Pictures stay out of this copy, which runs from the first line of the material through the line containing "string; it?: boolean;".
########
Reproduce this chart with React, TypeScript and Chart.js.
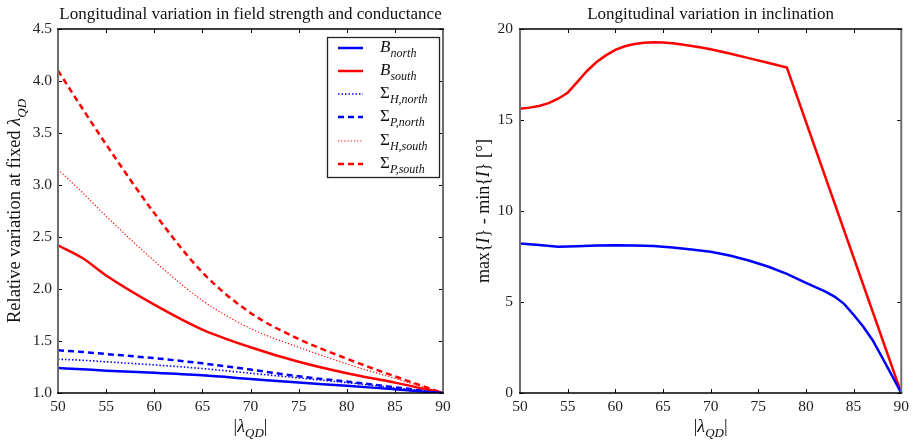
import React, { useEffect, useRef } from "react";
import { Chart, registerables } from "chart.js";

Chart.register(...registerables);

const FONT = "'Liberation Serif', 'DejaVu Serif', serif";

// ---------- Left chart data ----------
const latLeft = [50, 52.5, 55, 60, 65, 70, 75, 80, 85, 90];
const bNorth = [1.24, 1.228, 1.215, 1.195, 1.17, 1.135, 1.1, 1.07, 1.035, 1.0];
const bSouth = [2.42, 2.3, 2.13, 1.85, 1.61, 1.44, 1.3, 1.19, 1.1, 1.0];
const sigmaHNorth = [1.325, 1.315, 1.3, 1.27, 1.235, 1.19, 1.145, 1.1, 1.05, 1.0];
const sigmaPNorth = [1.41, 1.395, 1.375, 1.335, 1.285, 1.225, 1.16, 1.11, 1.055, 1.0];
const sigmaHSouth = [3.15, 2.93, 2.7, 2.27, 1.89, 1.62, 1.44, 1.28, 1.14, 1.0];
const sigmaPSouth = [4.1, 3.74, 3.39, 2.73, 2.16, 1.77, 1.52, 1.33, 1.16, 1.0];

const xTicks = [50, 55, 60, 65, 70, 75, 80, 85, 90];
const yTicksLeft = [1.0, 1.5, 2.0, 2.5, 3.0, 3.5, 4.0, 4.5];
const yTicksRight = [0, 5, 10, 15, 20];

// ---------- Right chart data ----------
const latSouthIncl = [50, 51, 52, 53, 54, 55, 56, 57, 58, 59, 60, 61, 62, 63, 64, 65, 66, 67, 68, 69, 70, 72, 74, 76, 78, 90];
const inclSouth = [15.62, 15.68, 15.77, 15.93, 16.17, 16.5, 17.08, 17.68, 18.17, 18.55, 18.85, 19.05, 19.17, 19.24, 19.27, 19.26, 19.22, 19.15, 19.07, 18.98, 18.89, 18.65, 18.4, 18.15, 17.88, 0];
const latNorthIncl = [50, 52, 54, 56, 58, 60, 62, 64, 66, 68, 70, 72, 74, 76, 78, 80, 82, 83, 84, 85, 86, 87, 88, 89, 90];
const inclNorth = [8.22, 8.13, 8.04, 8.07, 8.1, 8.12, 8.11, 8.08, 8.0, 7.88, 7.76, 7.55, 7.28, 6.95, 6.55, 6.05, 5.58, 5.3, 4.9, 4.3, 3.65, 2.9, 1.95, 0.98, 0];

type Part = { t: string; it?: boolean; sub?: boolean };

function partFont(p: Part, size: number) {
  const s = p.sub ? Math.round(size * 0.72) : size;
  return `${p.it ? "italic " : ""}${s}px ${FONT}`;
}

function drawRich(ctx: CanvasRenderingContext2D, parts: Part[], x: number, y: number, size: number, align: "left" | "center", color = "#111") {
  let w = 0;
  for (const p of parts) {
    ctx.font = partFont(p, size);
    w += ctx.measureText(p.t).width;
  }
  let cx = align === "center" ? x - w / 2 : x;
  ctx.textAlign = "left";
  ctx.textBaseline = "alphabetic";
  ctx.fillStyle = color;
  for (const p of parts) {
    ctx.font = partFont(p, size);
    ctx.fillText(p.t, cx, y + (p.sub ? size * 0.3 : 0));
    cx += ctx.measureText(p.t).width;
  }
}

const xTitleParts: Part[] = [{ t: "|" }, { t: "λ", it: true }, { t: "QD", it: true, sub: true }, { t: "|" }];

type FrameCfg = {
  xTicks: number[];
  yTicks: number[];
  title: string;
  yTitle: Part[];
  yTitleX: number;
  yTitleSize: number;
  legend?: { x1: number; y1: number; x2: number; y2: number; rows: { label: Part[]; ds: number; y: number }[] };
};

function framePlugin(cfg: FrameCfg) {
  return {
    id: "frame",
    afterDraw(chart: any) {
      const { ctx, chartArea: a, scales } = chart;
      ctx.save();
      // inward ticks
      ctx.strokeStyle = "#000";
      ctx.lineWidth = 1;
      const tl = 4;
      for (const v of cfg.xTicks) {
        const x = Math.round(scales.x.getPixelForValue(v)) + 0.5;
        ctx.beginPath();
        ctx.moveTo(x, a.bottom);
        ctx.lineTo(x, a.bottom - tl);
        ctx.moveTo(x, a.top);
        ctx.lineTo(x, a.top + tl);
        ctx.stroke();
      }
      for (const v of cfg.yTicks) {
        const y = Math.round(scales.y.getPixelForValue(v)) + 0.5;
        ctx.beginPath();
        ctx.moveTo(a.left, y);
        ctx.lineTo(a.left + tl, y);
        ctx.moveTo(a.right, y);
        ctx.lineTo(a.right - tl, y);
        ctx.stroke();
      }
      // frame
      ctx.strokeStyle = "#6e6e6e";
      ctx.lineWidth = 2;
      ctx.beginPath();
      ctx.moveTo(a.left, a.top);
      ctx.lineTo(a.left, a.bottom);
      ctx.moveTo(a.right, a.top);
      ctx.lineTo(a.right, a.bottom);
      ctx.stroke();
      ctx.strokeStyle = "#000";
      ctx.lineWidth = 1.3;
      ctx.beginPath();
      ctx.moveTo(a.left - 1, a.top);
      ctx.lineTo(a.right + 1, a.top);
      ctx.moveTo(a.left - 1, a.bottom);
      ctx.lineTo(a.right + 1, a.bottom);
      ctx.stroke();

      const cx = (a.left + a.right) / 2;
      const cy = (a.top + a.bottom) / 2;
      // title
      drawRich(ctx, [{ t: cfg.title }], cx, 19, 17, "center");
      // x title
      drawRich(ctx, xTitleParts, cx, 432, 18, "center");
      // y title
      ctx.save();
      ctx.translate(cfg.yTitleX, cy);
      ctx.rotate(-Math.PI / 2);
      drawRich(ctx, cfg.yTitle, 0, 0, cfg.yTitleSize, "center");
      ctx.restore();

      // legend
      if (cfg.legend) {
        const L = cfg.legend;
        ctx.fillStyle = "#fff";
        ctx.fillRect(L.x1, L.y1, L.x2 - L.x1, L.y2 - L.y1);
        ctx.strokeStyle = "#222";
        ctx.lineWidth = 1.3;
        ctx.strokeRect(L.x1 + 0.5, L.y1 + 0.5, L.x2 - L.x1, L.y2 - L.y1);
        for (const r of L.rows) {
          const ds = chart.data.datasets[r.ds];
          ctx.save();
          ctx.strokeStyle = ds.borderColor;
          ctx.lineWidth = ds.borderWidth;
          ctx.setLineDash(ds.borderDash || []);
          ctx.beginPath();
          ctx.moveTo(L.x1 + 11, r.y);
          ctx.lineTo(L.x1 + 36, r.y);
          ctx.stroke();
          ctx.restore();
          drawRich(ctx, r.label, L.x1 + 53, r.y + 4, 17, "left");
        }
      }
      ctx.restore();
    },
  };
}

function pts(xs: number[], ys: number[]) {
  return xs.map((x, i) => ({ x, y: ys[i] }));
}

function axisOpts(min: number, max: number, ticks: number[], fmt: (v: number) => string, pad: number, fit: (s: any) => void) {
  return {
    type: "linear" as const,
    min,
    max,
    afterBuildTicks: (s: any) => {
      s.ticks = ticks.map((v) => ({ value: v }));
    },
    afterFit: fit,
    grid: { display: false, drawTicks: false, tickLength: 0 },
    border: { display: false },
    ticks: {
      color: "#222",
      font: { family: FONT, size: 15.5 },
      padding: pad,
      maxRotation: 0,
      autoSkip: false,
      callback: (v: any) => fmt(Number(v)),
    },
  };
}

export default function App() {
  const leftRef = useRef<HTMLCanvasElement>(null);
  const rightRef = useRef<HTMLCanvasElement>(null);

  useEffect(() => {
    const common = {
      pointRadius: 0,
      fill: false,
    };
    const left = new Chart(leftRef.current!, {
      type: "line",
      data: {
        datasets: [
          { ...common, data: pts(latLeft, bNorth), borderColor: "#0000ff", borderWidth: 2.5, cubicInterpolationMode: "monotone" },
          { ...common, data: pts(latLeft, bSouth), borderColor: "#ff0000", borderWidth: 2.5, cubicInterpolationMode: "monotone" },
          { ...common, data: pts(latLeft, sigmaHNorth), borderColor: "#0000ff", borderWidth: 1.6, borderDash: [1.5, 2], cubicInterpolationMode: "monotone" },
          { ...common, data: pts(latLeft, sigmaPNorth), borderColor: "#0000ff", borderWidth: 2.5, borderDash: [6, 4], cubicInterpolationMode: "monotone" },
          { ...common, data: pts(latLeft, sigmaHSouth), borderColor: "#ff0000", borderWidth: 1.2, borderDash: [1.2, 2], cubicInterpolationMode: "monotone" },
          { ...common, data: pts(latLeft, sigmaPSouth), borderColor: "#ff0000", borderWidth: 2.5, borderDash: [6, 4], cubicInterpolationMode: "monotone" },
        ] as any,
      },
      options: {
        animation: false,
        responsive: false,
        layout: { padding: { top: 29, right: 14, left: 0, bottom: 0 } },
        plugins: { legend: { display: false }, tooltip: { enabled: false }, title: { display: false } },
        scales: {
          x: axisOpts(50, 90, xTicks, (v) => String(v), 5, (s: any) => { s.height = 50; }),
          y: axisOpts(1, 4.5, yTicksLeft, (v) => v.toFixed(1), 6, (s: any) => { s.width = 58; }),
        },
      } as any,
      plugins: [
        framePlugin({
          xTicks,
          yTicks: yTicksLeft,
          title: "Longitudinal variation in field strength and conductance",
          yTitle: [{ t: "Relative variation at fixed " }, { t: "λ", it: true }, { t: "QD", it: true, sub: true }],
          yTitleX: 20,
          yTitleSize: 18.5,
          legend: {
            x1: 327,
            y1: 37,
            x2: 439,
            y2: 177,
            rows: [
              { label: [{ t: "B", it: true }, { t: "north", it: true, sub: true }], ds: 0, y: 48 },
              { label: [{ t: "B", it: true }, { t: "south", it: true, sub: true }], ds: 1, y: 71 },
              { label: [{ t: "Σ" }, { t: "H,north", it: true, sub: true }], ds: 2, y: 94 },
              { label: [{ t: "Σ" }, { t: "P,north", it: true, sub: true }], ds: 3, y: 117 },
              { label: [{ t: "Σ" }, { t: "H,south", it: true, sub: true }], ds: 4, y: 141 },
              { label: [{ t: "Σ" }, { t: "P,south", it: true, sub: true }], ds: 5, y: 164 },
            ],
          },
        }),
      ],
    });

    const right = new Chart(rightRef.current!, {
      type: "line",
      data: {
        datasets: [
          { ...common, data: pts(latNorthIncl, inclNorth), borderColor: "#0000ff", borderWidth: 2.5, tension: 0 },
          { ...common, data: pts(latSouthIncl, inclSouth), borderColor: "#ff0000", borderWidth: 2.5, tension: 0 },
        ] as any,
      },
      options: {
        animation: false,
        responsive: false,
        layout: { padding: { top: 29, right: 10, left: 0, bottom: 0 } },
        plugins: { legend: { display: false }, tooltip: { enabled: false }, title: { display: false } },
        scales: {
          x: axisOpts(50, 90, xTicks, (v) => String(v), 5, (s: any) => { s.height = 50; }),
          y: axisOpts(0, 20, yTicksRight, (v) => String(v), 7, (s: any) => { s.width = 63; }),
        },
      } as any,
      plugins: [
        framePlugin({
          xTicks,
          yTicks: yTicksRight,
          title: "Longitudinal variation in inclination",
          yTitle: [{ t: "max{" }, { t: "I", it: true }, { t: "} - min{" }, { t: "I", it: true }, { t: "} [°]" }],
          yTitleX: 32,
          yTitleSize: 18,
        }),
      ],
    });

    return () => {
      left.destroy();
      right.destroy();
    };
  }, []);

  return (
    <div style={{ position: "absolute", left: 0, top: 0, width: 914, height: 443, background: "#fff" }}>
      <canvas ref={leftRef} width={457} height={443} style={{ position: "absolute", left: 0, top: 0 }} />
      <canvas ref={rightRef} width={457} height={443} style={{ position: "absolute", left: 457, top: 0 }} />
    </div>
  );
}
########
> Correct output:
Reproduce this chart with React, TypeScript and Chart.js.
import React, { useEffect, useRef } from "react";
import { Chart, registerables } from "chart.js";

Chart.register(...registerables);

const FONT = "'Liberation Serif', 'DejaVu Serif', serif";

// ---------- Left chart data ----------
const latLeft = [50, 52.5, 55, 60, 65, 70, 75, 80, 85, 90];
const bNorth = [1.24, 1.228, 1.215, 1.195, 1.17, 1.135, 1.1, 1.07, 1.035, 1.0];
const bSouth = [2.42, 2.3, 2.13, 1.85, 1.61, 1.44, 1.3, 1.19, 1.1, 1.0];
const sigmaHNorth = [1.325, 1.315, 1.3, 1.27, 1.235, 1.19, 1.145, 1.1, 1.05, 1.0];
const sigmaPNorth = [1.41, 1.395, 1.375, 1.335, 1.285, 1.225, 1.16, 1.11, 1.055, 1.0];
const sigmaHSouth = [3.15, 2.93, 2.7, 2.27, 1.89, 1.62, 1.44, 1.28, 1.14, 1.0];
const sigmaPSouth = [4.1, 3.74, 3.39, 2.73, 2.16, 1.77, 1.52, 1.33, 1.16, 1.0];

const xTicks = [50, 55, 60, 65, 70, 75, 80, 85, 90];
const yTicksLeft = [1.0, 1.5, 2.0, 2.5, 3.0, 3.5, 4.0, 4.5];
const yTicksRight = [0, 5, 10, 15, 20];

// ---------- Right chart data ----------
const latSouthIncl = [50, 51, 52, 53, 54, 55, 56, 57, 58, 59, 60, 61, 62, 63, 64, 65, 66, 67, 68, 69, 70, 72, 74, 76, 78, 90];
const inclSouth = [15.62, 15.68, 15.77, 15.93, 16.17, 16.5, 17.08, 17.68, 18.17, 18.55, 18.85, 19.05, 19.17, 19.24, 19.27, 19.26, 19.22, 19.15, 19.07, 18.98, 18.89, 18.65, 18.4, 18.15, 17.88, 0];
const latNorthIncl = [50, 52, 54, 56, 58, 60, 62, 64, 66, 68, 70, 72, 74, 76, 78, 80, 82, 83, 84, 85, 86, 87, 88, 89, 90];
const inclNorth = [8.22, 8.13, 8.04, 8.07, 8.1, 8.12, 8.11, 8.08, 8.0, 7.88, 7.76, 7.55, 7.28, 6.95, 6.55, 6.05, 5.58, 5.3, 4.9, 4.3, 3.65, 2.9, 1.95, 0.98, 0];

type Part = { t: string; it?: boolean; sub?: boolean };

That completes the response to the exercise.